The things that you need to do are as follows:
1] Do more checking about the situation. Ask about it from all angles. The Rabbanim who have been involved with the family, the divorce, the father and his problems, and friends and people in the community who truly know them and what is going on. Check specifically with this boy’s Rabbaim that he is close to. Find out more emotional history about the boy and if they feel the boy is emotionally stable. Ask them if they see any manifestations of deeper issues going on with the boy.
2] Speak to a Rav that knows you well and get eitzah from him.
3] Speak this whole situation over with someone whom you trust that is older than you and married. Let them be a good sounding board for you and listen to what they have to say.
4] THINK!!!! You have to try and figure out if you feel you can handle a situation like this. Think into the future- Shabbosos, Yom Tov, not having married in laws, being able to be supportive for you husband concerning all this. For some, this would not be what they want, others could make peace with it. Perhaps you will be able to reframe that ‘fairy tale’ image of what you conjured up all these years, and decide that this will be fine for you, or perhaps you will feel that this is just not what you want to be part of. Be honest with yourself. This is your life.

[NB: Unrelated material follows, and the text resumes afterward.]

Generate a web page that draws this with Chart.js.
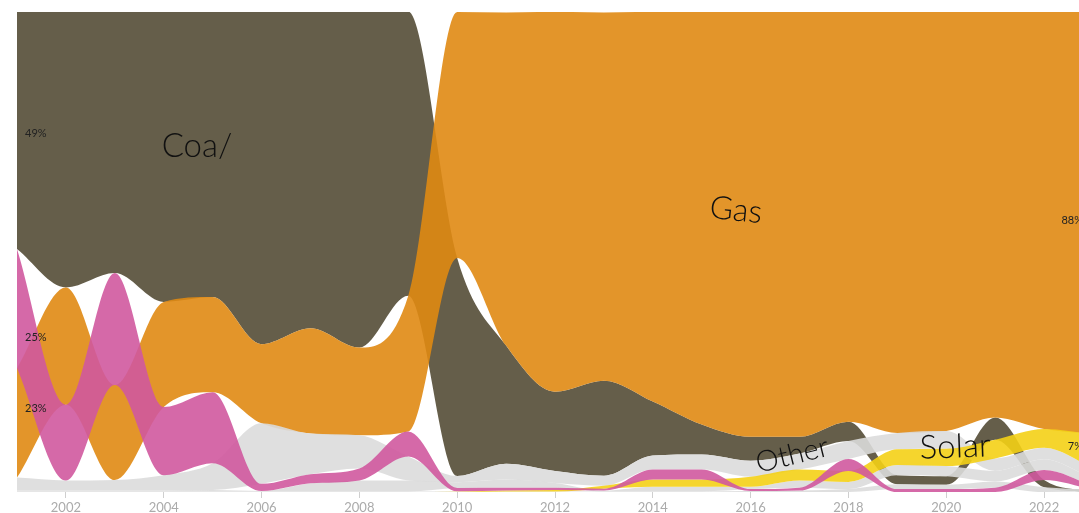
<!DOCTYPE html>
<html>
<head>
<meta charset="utf-8">
<script src="https://cdn.jsdelivr.net/npm/chart.js@4.4.1/dist/chart.umd.min.js"></script>
<style>
  html, body { margin: 0; padding: 0; background: #ffffff; width: 1079px; height: 513px; overflow: hidden; }
  canvas { display: block; }
</style>
</head>
<body>
<canvas id="chart" width="1100" height="513"></canvas>
<script>
// ---------- data (share of generation, %) ----------
const years = [2001, 2002, 2003, 2004, 2005, 2006, 2007, 2008, 2009, 2010, 2011, 2012,
               2013, 2014, 2015, 2016, 2017, 2018, 2019, 2020, 2021, 2022, 2023];
const tickYears = [2002, 2004, 2006, 2008, 2010, 2012, 2014, 2016, 2018, 2020, 2022];

const coal   = [49.4, 57.5, 54.4, 60.4, 59.4, 69.2, 66, 70, 59.2, 45.4, 24.6, 16.5,
                19.8, 11.25, 6.25, 5, 3.5, 4, 1.9, 1.8, 4.6, 1.5, 0.1];
const gas    = [22.8, 24.4, 19.8, 21.9, 19.8, 16.5, 21.9, 18.3, 28.3, 51.25, 69.4, 79.2,
                76.7, 81.25, 86, 88.5, 88.5, 85.4, 87.7, 87.3, 84.5, 86.9, 88];
const oil    = [24.8, 15.8, 23.3, 14.2, 14.8, 1.5, 1.9, 2.5, 5.2, 0.7, 0.6, 0.5,
                0.4, 2.1, 2.1, 0.4, 0.6, 2.5, 0.6, 0.6, 0.9, 2.1, 0.8];
const solar  = [0, 0, 0, 0, 0, 0, 0, 0, 0, 0.05, 0.2, 0.3,
                0.6, 1.5, 1.5, 2.1, 2.3, 2.3, 3.3, 3.6, 3.9, 3.9, 7];
const other  = [2.7, 2.1, 2.2, 3.2, 5.6, 12.6, 8.5, 6.9, 5.0, 1.3, 3.3, 2.5,
                2.1, 2.9, 3.1, 3.3, 3.3, 3.75, 3.4, 3.7, 2.6, 2.4, 2.3];
const wind   = [0.2, 0.2, 0.2, 0.2, 0.3, 0.1, 1.7, 2.3, 2.3, 1.2, 1.7, 1.0,
                0.2, 1.0, 1.0, 0.5, 1.5, 1.5, 2.1, 2.1, 2.2, 2.2, 1.4];
const bio    = [0.1, 0.1, 0.1, 0.1, 0.1, 0.1, 0.1, 0.1, 0.1, 0.1, 0.1, 0.1,
                0.1, 0.1, 0.1, 0.2, 0.3, 0.6, 1.0, 0.9, 1.3, 1.0, 0.4];

// ---------- styles (draw order: first = on top) ----------
const seriesList = [
  { name: 'Oil',       data: oil,   color: 'rgba(208,89,158,0.9)' },
  { name: 'Solar',     data: solar, color: 'rgba(244,208,22,0.9)' },
  { name: 'Other',     data: other, color: 'rgba(220,220,220,0.9)' },
  { name: 'Wind',      data: wind,  color: 'rgba(220,220,220,0.9)' },
  { name: 'Bioenergy', data: bio,   color: 'rgba(220,220,220,0.9)' },
  { name: 'Gas',       data: gas,   color: 'rgba(224,138,19,0.9)' },
  { name: 'Coal',      data: coal,  color: 'rgba(84,77,54,0.9)' }
];

// ranked stacking: largest share on top each year
const bottoms = seriesList.map(() => []);
years.forEach((yr, j) => {
  const idx = seriesList.map((s, i) => i);
  idx.sort((a, b) => (seriesList[a].data[j] - seriesList[b].data[j]) || (b - a));
  let acc = 0;
  idx.forEach(i => { bottoms[i][j] = acc; acc += seriesList[i].data[j]; });
});

const datasets = [];
seriesList.forEach((s, i) => {
  const topIndex = datasets.length;
  datasets.push({
    label: s.name,
    data: years.map((yr, j) => ({ x: yr, y: bottoms[i][j] + s.data[j] })),
    backgroundColor: s.color,
    borderWidth: 0,
    pointRadius: 0,
    cubicInterpolationMode: 'monotone',
    fill: topIndex + 1
  });
  datasets.push({
    label: s.name + ' base',
    data: years.map((yr, j) => ({ x: yr, y: bottoms[i][j] })),
    borderWidth: 0,
    pointRadius: 0,
    cubicInterpolationMode: 'monotone',
    fill: false
  });
});

// ---------- annotation texts ----------
const bigLabels = [
  { text: 'Coa/',  x: 2004.68, y: 72.1, rot: 0,   size: 33 },
  { text: 'Gas',   x: 2015.70, y: 58.7, rot: 6,   size: 32 },
  { text: 'Other', x: 2016.85, y: 7.7,  rot: -14, size: 29 },
  { text: 'Solar', x: 2020.18, y: 9.4,  rot: -2,  size: 33 }
];
const startLabels = [
  { series: coal, y: 74.8 },
  { series: oil,  y: 32.1 },
  { series: gas,  y: 17.5 }
];
const endLabels = [
  { series: gas,   y: 56.5 },
  { series: solar, y: 9.4 }
];

const textPlugin = {
  id: 'texts',
  afterDatasetsDraw(chart) {
    const ctx = chart.ctx;
    const xs = chart.scales.x, ys = chart.scales.y;
    ctx.save();
    ctx.fillStyle = '#111111';
    ctx.textAlign = 'center';
    ctx.textBaseline = 'middle';
    bigLabels.forEach(l => {
      ctx.save();
      ctx.translate(xs.getPixelForValue(l.x), ys.getPixelForValue(l.y));
      ctx.rotate(l.rot * Math.PI / 180);
      ctx.font = '300 ' + l.size + 'px Lato, "Noto Sans", sans-serif';
      ctx.fillText(l.text, 0, 0);
      ctx.restore();
    });
    ctx.font = '11px Lato, "Noto Sans", sans-serif';
    ctx.fillStyle = '#222222';
    ctx.textAlign = 'left';
    const x0 = xs.getPixelForValue(years[0]) + 8;
    startLabels.forEach(l => {
      ctx.fillText(Math.round(l.series[0]) + '%', x0, ys.getPixelForValue(l.y));
    });
    ctx.textAlign = 'right';
    const x1 = xs.getPixelForValue(years[years.length - 1]) - 10;
    endLabels.forEach(l => {
      ctx.fillText(Math.round(l.series[l.series.length - 1]) + '%', x1, ys.getPixelForValue(l.y));
    });
    ctx.restore();
  }
};

new Chart(document.getElementById('chart'), {
  type: 'line',
  data: { datasets },
  options: {
    responsive: false,
    animation: false,
    devicePixelRatio: 1,
    events: [],
    layout: { padding: { left: 17, right: 7, top: 12, bottom: 0 } },
    plugins: {
      legend: { display: false },
      tooltip: { enabled: false },
      filler: { propagate: false }
    },
    scales: {
      x: {
        type: 'linear',
        min: years[0],
        max: years[years.length - 1],
        afterBuildTicks: s => { s.ticks = tickYears.map(v => ({ value: v })); },
        afterFit: s => { s.height = 21; },
        ticks: {
          color: '#ababab',
          font: { family: 'Lato, "Noto Sans", sans-serif', size: 13 },
          padding: 2,
          maxRotation: 0,
          autoSkip: false,
          callback: v => String(v)
        },
        grid: { drawOnChartArea: false, drawTicks: true, tickLength: 6, color: '#cfcfcf' },
        border: { display: false }
      },
      y: { display: false, min: 0, max: 100 }
    }
  },
  plugins: [textPlugin]
});
</script>
</body>
</html>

Of course, one of the main important things is the boy himself and your relationship with him. If he is stable etc., and you and he have a great relationship and can communicate and you respect him and, yes, like you said, he may even be more special because of the nisyonos he has been through…. well all this can count alot in the positive direction. To find a gem of a boy with the qualities, middos, and hashkafa that you are looking for is truly a suberb thing, not to be taken lightly. Like I said, everybody has got something, no one is perfect, it is just a matter of figuring out which battles we want to fight, what we are capable of dealing with, or what we want to deal with.